:: EXERCISE AIM ::
Repeat, exactly and only, the lines from the beginning of the data through the line with "import seaborn as sns". Pictures are left out.

:: RECORDS SUPPLIED ::
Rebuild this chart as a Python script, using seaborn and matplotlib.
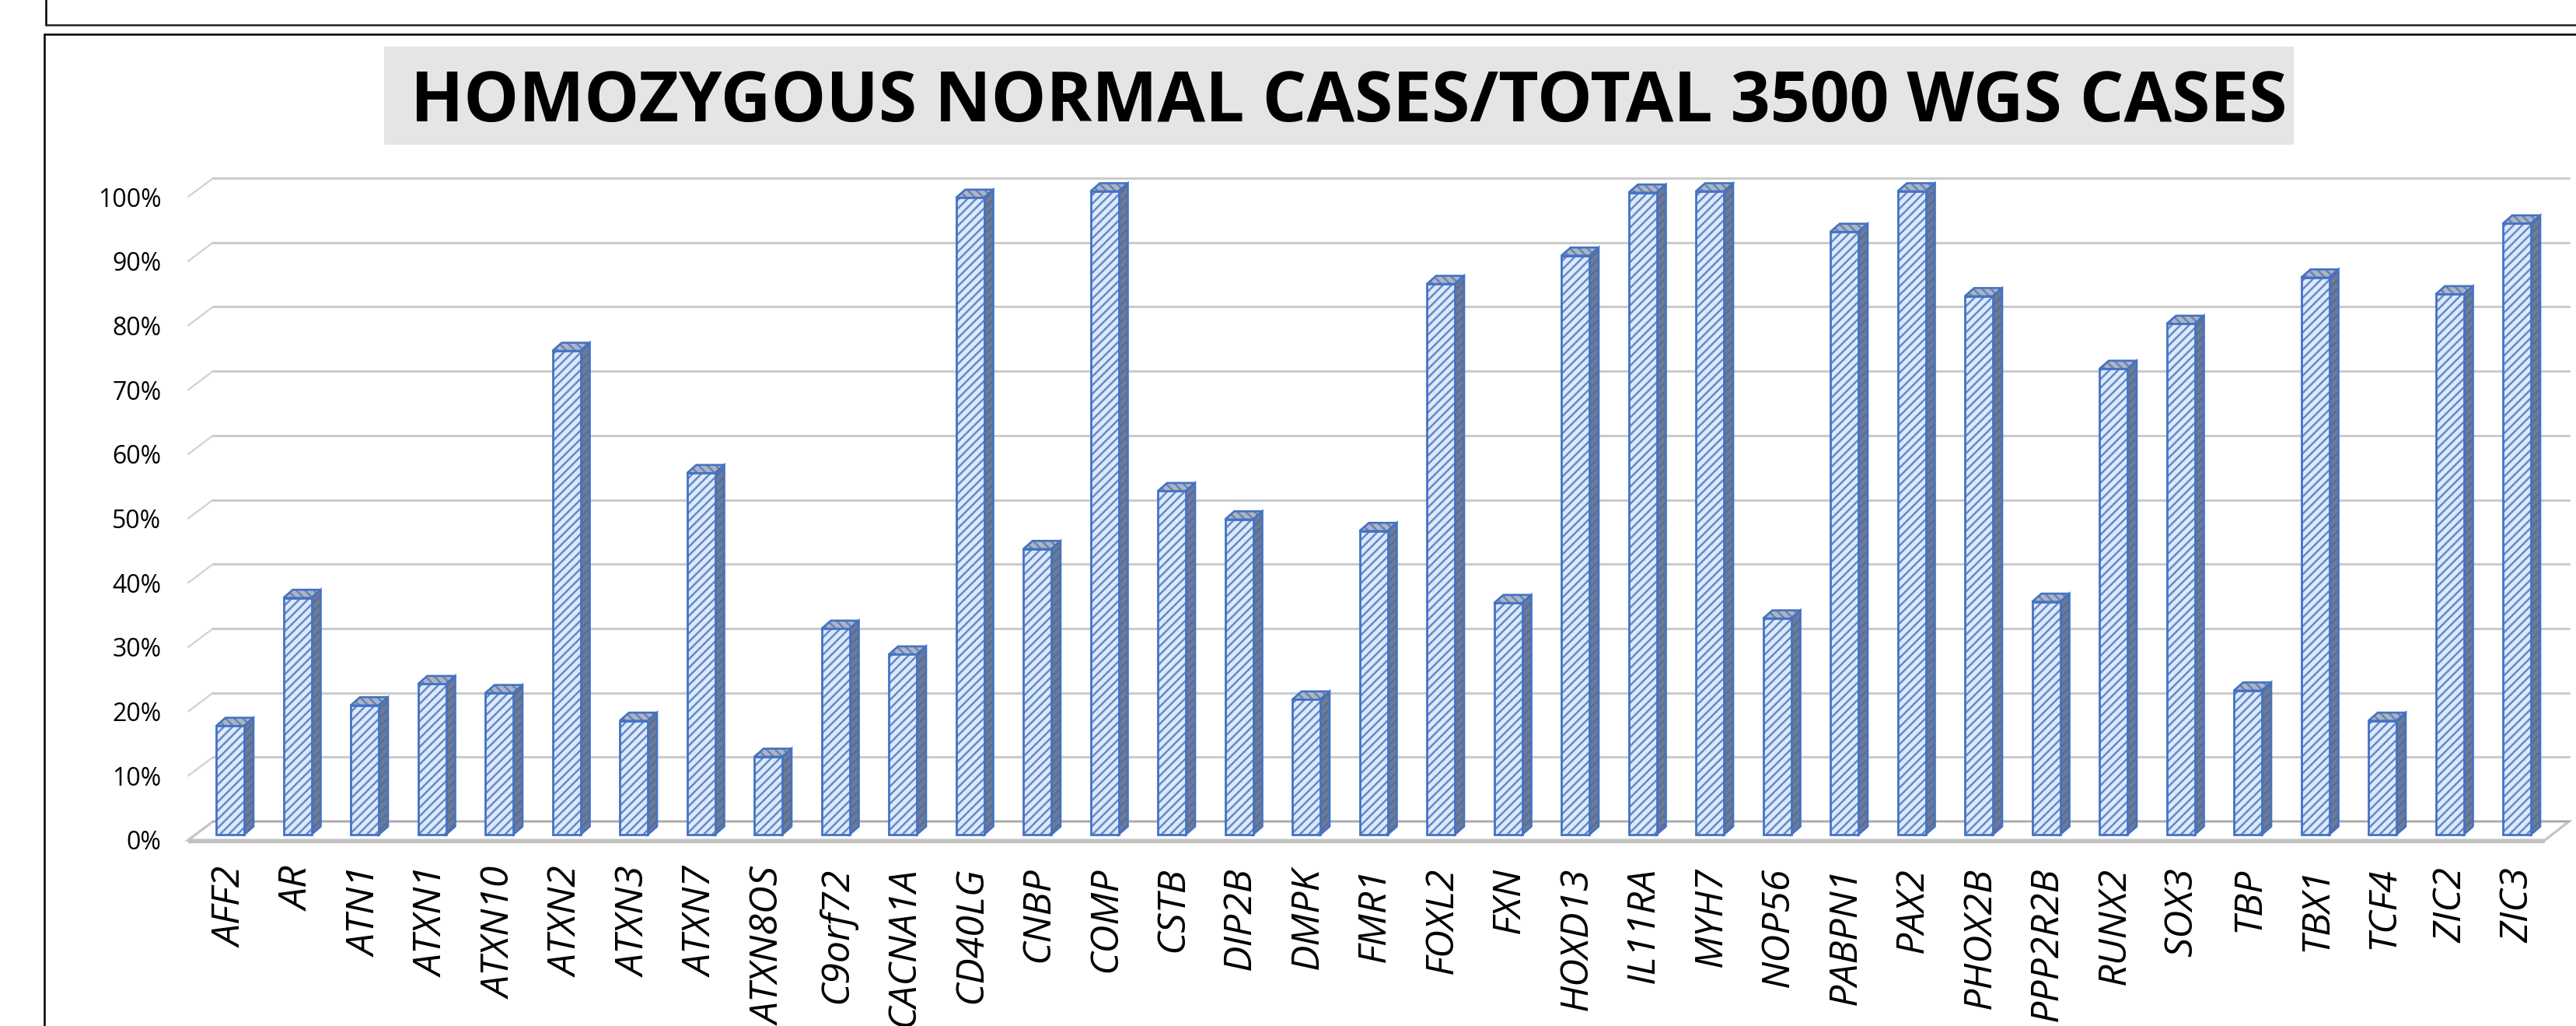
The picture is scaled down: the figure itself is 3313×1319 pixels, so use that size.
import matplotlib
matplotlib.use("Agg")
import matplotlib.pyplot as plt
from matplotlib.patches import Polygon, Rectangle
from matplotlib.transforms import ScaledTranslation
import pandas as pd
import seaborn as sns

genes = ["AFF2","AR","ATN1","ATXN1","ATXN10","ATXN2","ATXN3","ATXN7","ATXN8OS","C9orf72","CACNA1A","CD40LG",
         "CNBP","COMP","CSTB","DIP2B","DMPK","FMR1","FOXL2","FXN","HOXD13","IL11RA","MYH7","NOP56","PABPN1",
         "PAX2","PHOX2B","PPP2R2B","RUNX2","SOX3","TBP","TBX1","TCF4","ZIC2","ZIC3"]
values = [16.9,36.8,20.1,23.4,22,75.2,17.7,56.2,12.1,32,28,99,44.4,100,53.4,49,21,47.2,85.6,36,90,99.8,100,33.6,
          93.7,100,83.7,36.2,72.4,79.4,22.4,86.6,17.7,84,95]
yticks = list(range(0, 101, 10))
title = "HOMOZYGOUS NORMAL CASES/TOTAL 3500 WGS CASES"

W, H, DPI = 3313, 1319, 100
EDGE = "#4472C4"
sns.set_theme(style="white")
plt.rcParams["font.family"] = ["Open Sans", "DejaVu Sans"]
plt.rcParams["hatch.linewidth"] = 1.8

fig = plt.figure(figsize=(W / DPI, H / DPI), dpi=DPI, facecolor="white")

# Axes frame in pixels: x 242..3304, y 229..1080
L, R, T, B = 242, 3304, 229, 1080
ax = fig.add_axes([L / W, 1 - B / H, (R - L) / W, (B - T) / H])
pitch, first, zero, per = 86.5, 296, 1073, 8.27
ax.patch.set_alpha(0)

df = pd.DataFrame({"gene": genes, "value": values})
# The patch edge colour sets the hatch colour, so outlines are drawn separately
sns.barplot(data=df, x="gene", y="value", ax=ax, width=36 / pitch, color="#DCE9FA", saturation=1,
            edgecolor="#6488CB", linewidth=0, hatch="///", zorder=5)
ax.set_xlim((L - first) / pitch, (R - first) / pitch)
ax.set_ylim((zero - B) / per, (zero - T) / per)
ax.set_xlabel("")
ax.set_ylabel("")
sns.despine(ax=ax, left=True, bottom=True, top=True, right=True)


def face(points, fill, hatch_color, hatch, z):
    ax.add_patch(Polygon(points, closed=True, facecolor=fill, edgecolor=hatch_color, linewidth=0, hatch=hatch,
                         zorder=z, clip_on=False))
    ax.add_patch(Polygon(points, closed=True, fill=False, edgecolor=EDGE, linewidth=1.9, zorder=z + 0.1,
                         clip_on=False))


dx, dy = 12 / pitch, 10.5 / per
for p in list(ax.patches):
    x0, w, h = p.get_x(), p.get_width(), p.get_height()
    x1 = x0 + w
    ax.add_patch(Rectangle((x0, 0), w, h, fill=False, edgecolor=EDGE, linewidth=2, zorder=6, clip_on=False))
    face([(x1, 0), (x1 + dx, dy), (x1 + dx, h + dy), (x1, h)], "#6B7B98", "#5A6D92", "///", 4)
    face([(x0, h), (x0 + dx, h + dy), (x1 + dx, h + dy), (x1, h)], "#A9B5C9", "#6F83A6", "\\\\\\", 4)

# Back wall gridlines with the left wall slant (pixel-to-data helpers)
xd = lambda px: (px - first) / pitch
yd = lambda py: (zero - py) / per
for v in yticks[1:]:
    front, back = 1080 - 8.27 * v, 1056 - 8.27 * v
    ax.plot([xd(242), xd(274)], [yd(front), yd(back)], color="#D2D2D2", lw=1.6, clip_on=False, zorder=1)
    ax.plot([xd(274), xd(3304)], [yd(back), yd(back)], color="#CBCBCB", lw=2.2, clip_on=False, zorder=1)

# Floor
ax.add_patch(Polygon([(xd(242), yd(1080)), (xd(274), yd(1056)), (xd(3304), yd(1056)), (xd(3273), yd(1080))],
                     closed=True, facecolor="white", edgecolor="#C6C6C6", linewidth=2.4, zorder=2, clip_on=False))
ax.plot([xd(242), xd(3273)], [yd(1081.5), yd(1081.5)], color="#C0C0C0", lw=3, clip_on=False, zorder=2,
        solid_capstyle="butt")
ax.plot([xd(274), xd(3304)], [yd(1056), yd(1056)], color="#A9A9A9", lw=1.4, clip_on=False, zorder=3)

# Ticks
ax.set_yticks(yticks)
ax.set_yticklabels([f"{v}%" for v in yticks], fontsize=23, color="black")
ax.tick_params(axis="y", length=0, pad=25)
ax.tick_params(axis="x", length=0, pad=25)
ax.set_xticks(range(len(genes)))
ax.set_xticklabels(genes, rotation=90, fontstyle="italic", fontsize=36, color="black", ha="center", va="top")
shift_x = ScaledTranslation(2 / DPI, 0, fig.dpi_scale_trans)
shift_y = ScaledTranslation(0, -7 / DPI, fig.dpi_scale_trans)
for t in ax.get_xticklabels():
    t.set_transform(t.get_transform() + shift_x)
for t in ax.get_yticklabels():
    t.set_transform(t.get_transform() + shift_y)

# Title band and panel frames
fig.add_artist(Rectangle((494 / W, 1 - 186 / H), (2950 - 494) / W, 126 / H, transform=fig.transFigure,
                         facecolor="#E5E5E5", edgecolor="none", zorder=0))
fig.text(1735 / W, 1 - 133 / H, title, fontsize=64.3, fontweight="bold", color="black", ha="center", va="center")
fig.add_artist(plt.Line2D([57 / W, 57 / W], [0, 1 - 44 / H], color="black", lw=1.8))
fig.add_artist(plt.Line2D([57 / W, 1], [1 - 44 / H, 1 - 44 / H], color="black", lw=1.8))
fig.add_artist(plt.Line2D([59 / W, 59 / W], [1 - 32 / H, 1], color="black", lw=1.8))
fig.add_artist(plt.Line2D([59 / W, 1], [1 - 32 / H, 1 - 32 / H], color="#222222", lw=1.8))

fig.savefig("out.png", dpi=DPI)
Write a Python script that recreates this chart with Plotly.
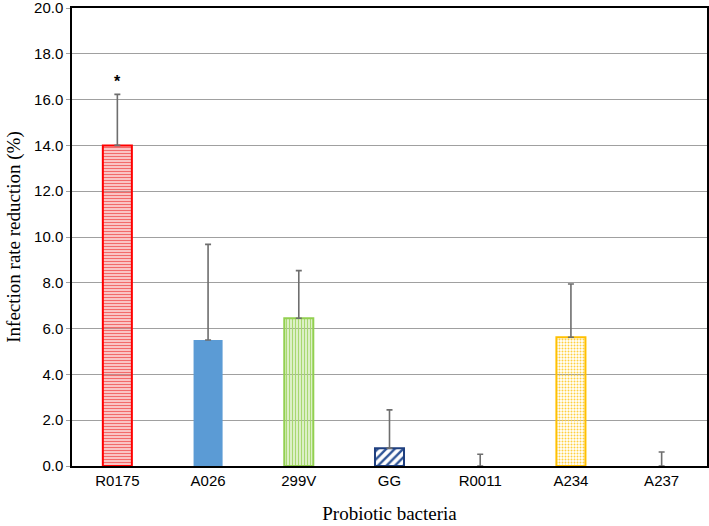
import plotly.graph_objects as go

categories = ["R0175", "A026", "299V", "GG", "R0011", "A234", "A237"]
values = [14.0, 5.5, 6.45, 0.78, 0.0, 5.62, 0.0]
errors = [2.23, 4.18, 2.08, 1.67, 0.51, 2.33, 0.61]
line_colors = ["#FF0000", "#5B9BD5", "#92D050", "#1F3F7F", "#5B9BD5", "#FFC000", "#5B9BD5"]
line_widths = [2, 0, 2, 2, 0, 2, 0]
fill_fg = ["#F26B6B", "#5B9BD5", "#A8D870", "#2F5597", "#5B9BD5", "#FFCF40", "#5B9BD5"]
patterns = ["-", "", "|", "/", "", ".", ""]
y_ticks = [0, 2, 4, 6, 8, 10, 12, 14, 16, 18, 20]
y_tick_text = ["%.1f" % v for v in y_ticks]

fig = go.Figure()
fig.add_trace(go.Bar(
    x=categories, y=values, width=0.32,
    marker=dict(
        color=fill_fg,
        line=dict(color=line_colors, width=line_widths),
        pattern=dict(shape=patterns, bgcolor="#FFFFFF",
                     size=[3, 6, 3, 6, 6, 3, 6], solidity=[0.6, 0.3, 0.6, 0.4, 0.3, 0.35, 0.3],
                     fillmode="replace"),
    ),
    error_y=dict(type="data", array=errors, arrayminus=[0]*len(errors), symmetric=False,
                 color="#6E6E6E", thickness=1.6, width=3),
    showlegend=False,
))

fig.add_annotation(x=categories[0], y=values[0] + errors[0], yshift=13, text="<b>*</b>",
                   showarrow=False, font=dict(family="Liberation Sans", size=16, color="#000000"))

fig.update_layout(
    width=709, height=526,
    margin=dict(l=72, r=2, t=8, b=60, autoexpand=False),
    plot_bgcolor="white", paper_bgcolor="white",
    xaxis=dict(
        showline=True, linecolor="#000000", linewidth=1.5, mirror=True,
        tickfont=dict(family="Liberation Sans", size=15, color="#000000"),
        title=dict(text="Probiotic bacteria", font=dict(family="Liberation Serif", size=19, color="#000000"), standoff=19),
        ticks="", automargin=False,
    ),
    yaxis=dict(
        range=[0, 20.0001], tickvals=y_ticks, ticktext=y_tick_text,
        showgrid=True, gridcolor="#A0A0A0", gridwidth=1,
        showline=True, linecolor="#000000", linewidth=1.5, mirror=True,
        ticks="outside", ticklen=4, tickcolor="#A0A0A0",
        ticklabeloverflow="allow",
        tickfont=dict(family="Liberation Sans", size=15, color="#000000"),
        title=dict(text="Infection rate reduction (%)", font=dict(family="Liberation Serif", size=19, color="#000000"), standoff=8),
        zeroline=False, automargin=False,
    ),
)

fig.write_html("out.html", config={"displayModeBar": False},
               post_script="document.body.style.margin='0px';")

:: WRITTEN RESPONSE ::
Rebuild this chart as a Python script, using seaborn and matplotlib.
The picture is scaled down: the figure itself is 3313×1319 pixels, so use that size.
import matplotlib
matplotlib.use("Agg")
import matplotlib.pyplot as plt
from matplotlib.patches import Polygon, Rectangle
from matplotlib.transforms import ScaledTranslation
import pandas as pd
import seaborn as sns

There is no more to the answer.